"Unlearning oblivion - (De)constructing colonial narratives"
The museum has been constructed as a symbol in Western society since 1683. This symbol is both complex and multi-layered, acting as a sign for domination and liberation, learning and leisure. As sites of exposition - through their collections, displays and buildings - museums aim to mediate many of society’s values. But these mediations are subject to contestation, therefore the museum can also be seen as a site for cultural politics.1 It is often forgotten that museums as organisations were established on the back of the suffering of the enslaved, with many of these institutions being rooted in colonialism.

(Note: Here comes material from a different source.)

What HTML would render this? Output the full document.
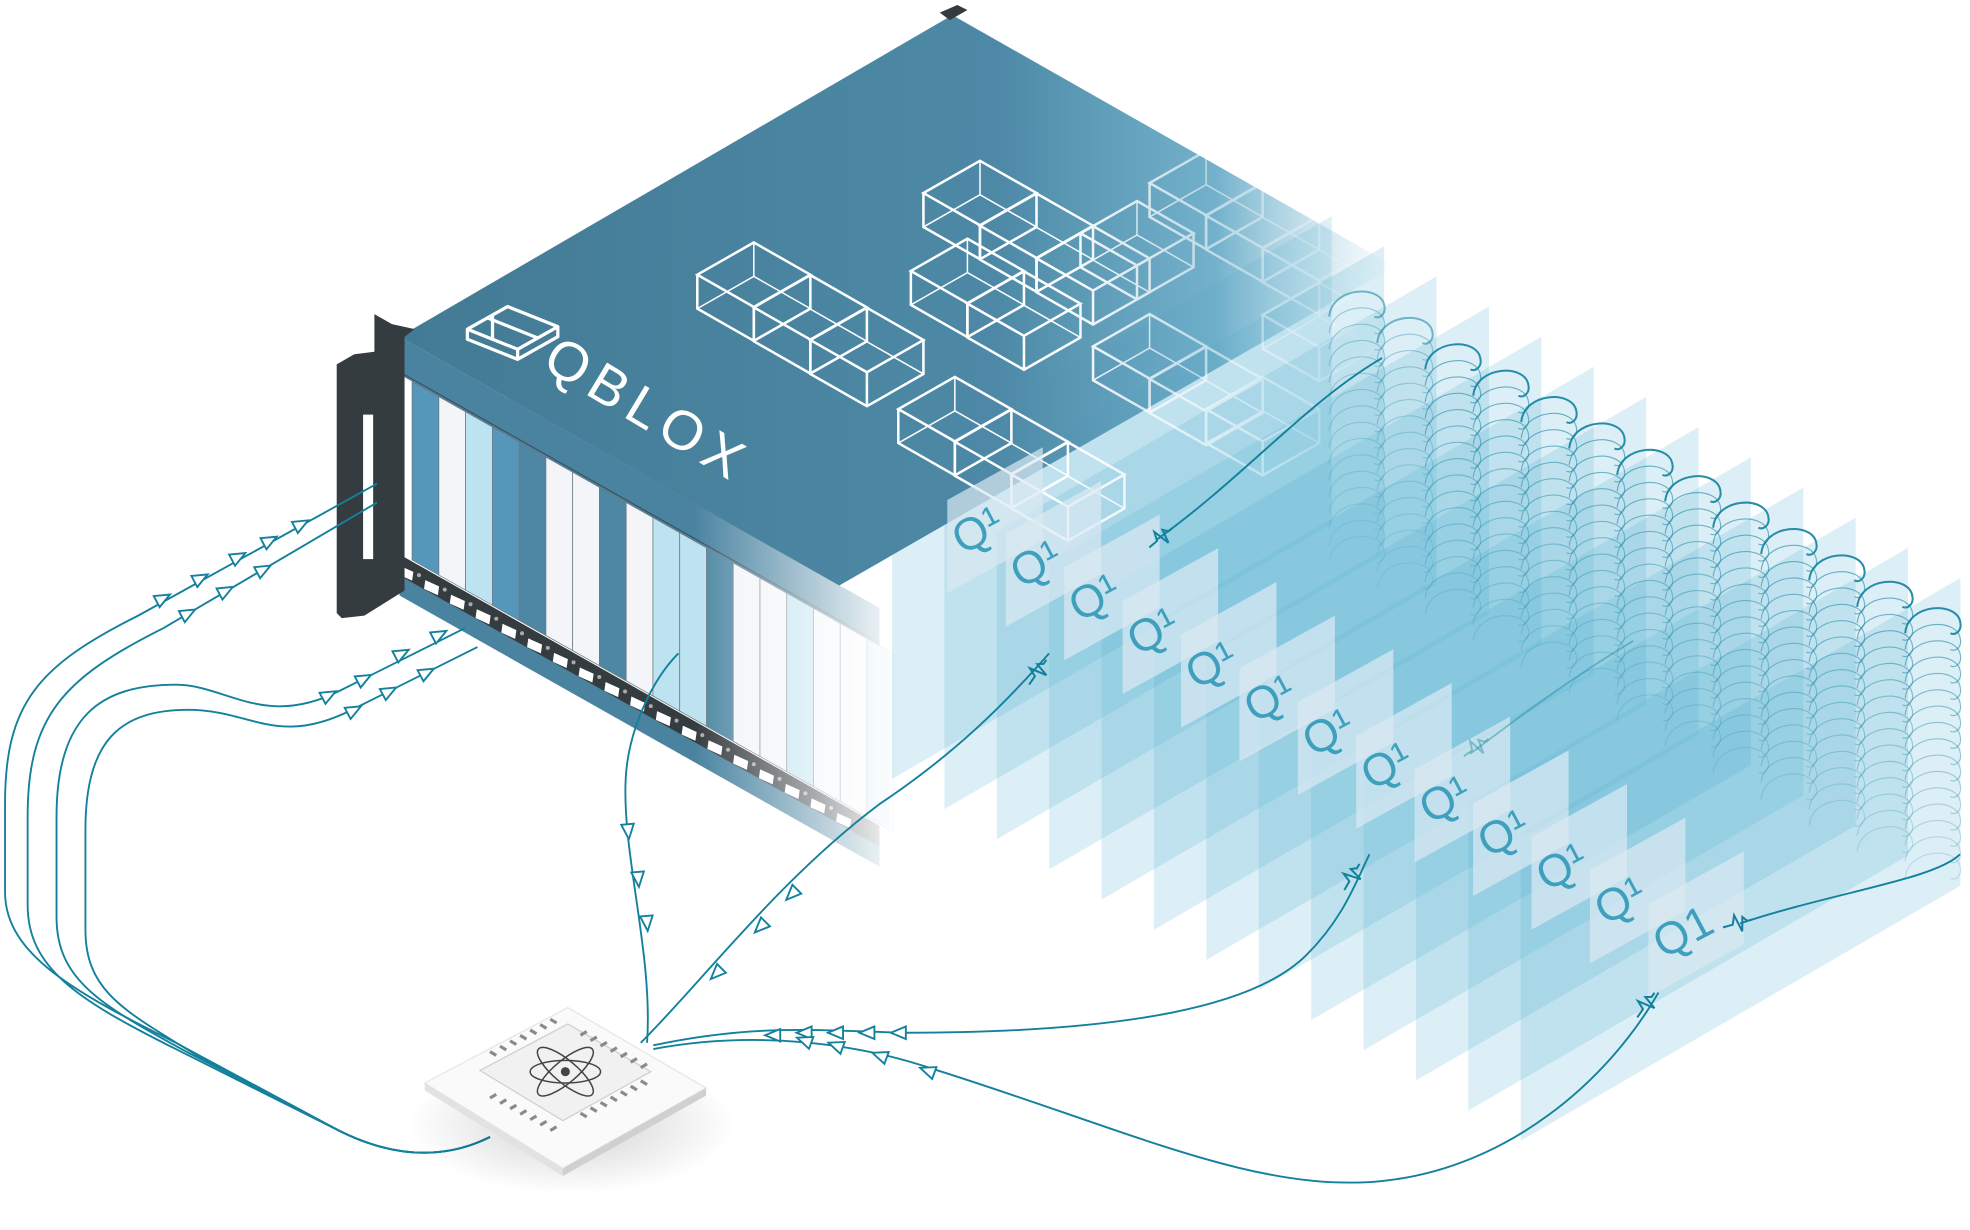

Museum collections came from wealthy donors who benefited from the empires. For instance, Sir Hans Sloane, doctor and collector, funded his enormous collection - that would become the foundation of the British Museum - with earnings from his wife’s sugar plantations in Jamaica. What is more, a significant part of the issue is how museums treat indigenous communities and other minorities in their collections.2 Museum directors often claim that indigenous works tend to appear in the archives of ethnographic museums, not art museums. Hence, this aspect does great injustice to indigenous communities and their epistemologies; the distinction helps to perpetuate the idea that these cultures are no longer living and continuing their traditions. As such, this project aims to address colonial narratives in museums, and pose the following questions: why do museums present everyday objects in an often romanticised way, decontextualizing and negating their original meaning and agency? Furthermore, how can museums truly acknowledge colonial narratives and genuinely portray the complexities of colonial legacies?
“This object, like millions of others, was part of the fabric of life, not part of the monoculture we now call ‘museum.’ ” Ariella Aisha Azoulay 3
“Unlearning oblivion” investigates the relationship between colonisation and museum artefacts, using the Benin bronzes at the British Museum as protagonists. The bronzes were the very plaques used to decorate the walls at the Royal Palace of Benin, providing an important historical record of the Kingdom of Benin. Bronze casting is a very rich artistic practice in Benin - and it has been appreciated for centuries. Having started as a royal art form, only the Oba, the traditional ruler and the custodian of the culture of the Edo people, could commission work from the bronze casters. The purpose was to affirm their power, grandeur and the continuity of the ruling dynasty. The close attention to detail in the making of the bronzes is typical of a Benin artist and nowhere is this more apparent than in the plaques themselves. They continue to amaze scholars and historians because they seem to comprise a complete inventory of the art and culture of Benin. Ultimately, The bronzes led to a greater appreciation of African art and culture within Europe.
Consequently, “Unlearning Oblivion” attempts to intertwine two different narratives by looking at the plaques through a moving image piece – on the one hand, depicting the status-quo of the bronzes themselves as a critical part of the monoculture of the British Museum archive and - on the other - suggesting the identity of the plaques as a symbol laden with stories about the people of Benin, how they lived their lives and engaged with their cultural practices. The moving image is accompanied by the reading of a poem by Derek Walcott, “A far cry from Africa”, which talks about the poet's duality as being British of African descent.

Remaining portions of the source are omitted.